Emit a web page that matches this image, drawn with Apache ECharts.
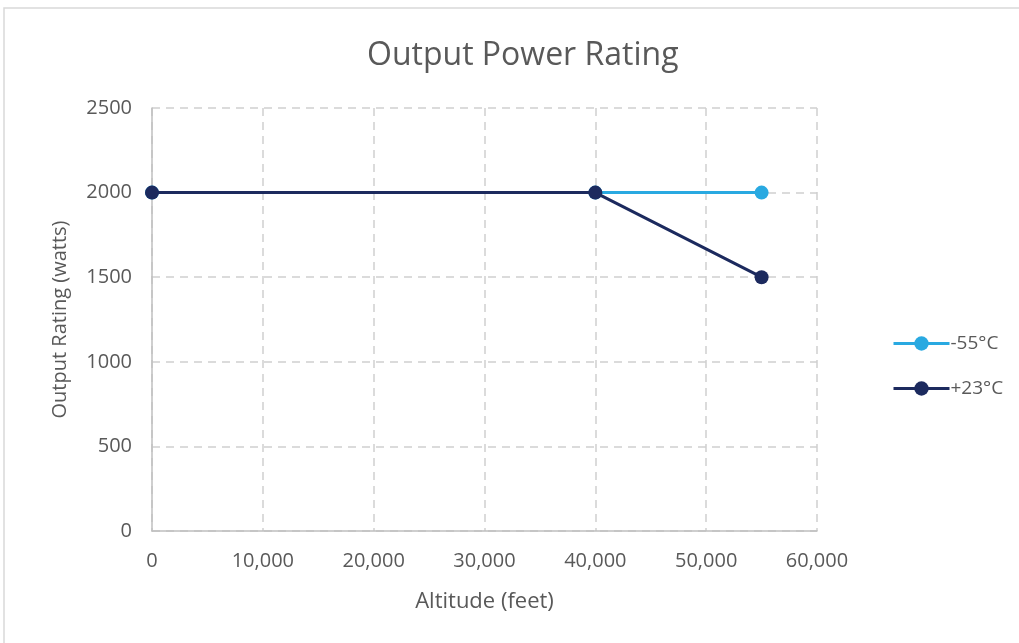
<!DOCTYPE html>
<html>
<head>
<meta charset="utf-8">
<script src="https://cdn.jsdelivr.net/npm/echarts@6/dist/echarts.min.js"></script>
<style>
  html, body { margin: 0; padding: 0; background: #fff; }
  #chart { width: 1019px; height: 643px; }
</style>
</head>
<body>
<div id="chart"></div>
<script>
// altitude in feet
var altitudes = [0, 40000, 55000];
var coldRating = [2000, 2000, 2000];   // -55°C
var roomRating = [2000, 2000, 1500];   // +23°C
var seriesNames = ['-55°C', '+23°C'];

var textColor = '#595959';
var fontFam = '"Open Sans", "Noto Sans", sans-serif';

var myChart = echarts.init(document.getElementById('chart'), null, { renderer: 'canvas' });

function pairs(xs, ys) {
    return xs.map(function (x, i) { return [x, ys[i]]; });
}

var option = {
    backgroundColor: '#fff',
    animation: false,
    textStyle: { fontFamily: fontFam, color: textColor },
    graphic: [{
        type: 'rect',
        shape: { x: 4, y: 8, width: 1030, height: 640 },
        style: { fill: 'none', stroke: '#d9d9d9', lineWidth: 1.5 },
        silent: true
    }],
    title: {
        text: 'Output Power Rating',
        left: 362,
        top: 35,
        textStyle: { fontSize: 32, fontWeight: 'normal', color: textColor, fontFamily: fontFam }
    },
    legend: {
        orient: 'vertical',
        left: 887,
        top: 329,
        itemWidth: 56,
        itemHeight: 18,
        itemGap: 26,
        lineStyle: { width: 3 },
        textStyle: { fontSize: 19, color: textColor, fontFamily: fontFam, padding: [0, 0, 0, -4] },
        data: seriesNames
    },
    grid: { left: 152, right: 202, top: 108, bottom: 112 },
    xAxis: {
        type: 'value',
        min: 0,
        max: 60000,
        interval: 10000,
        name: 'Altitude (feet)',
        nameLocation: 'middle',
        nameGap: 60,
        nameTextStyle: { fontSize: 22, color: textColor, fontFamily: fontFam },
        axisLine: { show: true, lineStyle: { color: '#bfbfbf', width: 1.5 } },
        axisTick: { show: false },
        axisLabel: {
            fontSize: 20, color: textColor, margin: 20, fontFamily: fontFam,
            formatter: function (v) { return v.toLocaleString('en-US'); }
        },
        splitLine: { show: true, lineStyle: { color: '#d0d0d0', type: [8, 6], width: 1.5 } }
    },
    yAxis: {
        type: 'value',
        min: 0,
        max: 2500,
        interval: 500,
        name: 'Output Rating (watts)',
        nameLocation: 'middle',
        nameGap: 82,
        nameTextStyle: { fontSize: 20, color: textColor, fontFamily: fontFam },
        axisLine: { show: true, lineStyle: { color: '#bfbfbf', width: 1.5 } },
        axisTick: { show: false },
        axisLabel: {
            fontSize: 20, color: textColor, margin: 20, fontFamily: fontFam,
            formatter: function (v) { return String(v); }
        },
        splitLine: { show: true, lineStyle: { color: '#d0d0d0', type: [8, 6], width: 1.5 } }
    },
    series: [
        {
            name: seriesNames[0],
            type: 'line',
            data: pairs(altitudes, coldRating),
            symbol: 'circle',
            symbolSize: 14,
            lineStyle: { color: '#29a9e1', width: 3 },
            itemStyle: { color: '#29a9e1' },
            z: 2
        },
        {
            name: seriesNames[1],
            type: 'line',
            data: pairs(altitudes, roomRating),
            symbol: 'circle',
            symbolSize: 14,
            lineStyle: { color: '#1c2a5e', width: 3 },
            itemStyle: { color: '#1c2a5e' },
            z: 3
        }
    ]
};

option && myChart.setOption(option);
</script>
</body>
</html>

__________

**Brief**
Take the listing above and print it exactly, apart from the pictures.

**Task answer**
Emit a web page that matches this image, drawn with Apache ECharts.
<!DOCTYPE html>
<html>
<head>
<meta charset="utf-8">
<script src="https://cdn.jsdelivr.net/npm/echarts@6/dist/echarts.min.js"></script>
<style>
  html, body { margin: 0; padding: 0; background: #fff; }
  #chart { width: 1019px; height: 643px; }
</style>
</head>
<body>
<div id="chart"></div>
<script>
// altitude in feet
var altitudes = [0, 40000, 55000];
var coldRating = [2000, 2000, 2000];   // -55°C
var roomRating = [2000, 2000, 1500];   // +23°C
var seriesNames = ['-55°C', '+23°C'];

var textColor = '#595959';
var fontFam = '"Open Sans", "Noto Sans", sans-serif';

var myChart = echarts.init(document.getElementById('chart'), null, { renderer: 'canvas' });

function pairs(xs, ys) {
    return xs.map(function (x, i) { return [x, ys[i]]; });
}

var option = {
    backgroundColor: '#fff',
    animation: false,
    textStyle: { fontFamily: fontFam, color: textColor },
    graphic: [{
        type: 'rect',
        shape: { x: 4, y: 8, width: 1030, height: 640 },
        style: { fill: 'none', stroke: '#d9d9d9', lineWidth: 1.5 },
        silent: true
    }],
    title: {
        text: 'Output Power Rating',
        left: 362,
        top: 35,
        textStyle: { fontSize: 32, fontWeight: 'normal', color: textColor, fontFamily: fontFam }
    },
    legend: {
        orient: 'vertical',
        left: 887,
        top: 329,
        itemWidth: 56,
        itemHeight: 18,
        itemGap: 26,
        lineStyle: { width: 3 },
        textStyle: { fontSize: 19, color: textColor, fontFamily: fontFam, padding: [0, 0, 0, -4] },
        data: seriesNames
    },
    grid: { left: 152, right: 202, top: 108, bottom: 112 },
    xAxis: {
        type: 'value',
        min: 0,
        max: 60000,
        interval: 10000,
        name: 'Altitude (feet)',
        nameLocation: 'middle',
        nameGap: 60,
        nameTextStyle: { fontSize: 22, color: textColor, fontFamily: fontFam },
        axisLine: { show: true, lineStyle: { color: '#bfbfbf', width: 1.5 } },
        axisTick: { show: false },
        axisLabel: {
            fontSize: 20, color: textColor, margin: 20, fontFamily: fontFam,
            formatter: function (v) { return v.toLocaleString('en-US'); }
        },
        splitLine: { show: true, lineStyle: { color: '#d0d0d0', type: [8, 6], width: 1.5 } }
    },
    yAxis: {
        type: 'value',
        min: 0,
        max: 2500,
        interval: 500,
        name: 'Output Rating (watts)',
        nameLocation: 'middle',
        nameGap: 82,
        nameTextStyle: { fontSize: 20, color: textColor, fontFamily: fontFam },
        axisLine: { show: true, lineStyle: { color: '#bfbfbf', width: 1.5 } },
        axisTick: { show: false },
        axisLabel: {
            fontSize: 20, color: textColor, margin: 20, fontFamily: fontFam,
            formatter: function (v) { return String(v); }
        },
        splitLine: { show: true, lineStyle: { color: '#d0d0d0', type: [8, 6], width: 1.5 } }
    },
    series: [
        {
            name: seriesNames[0],
            type: 'line',
            data: pairs(altitudes, coldRating),
            symbol: 'circle',
            symbolSize: 14,
            lineStyle: { color: '#29a9e1', width: 3 },
            itemStyle: { color: '#29a9e1' },
            z: 2
        },
        {
            name: seriesNames[1],
            type: 'line',
            data: pairs(altitudes, roomRating),
            symbol: 'circle',
            symbolSize: 14,
            lineStyle: { color: '#1c2a5e', width: 3 },
            itemStyle: { color: '#1c2a5e' },
            z: 3
        }
    ]
};

option && myChart.setOption(option);
</script>
</body>
</html>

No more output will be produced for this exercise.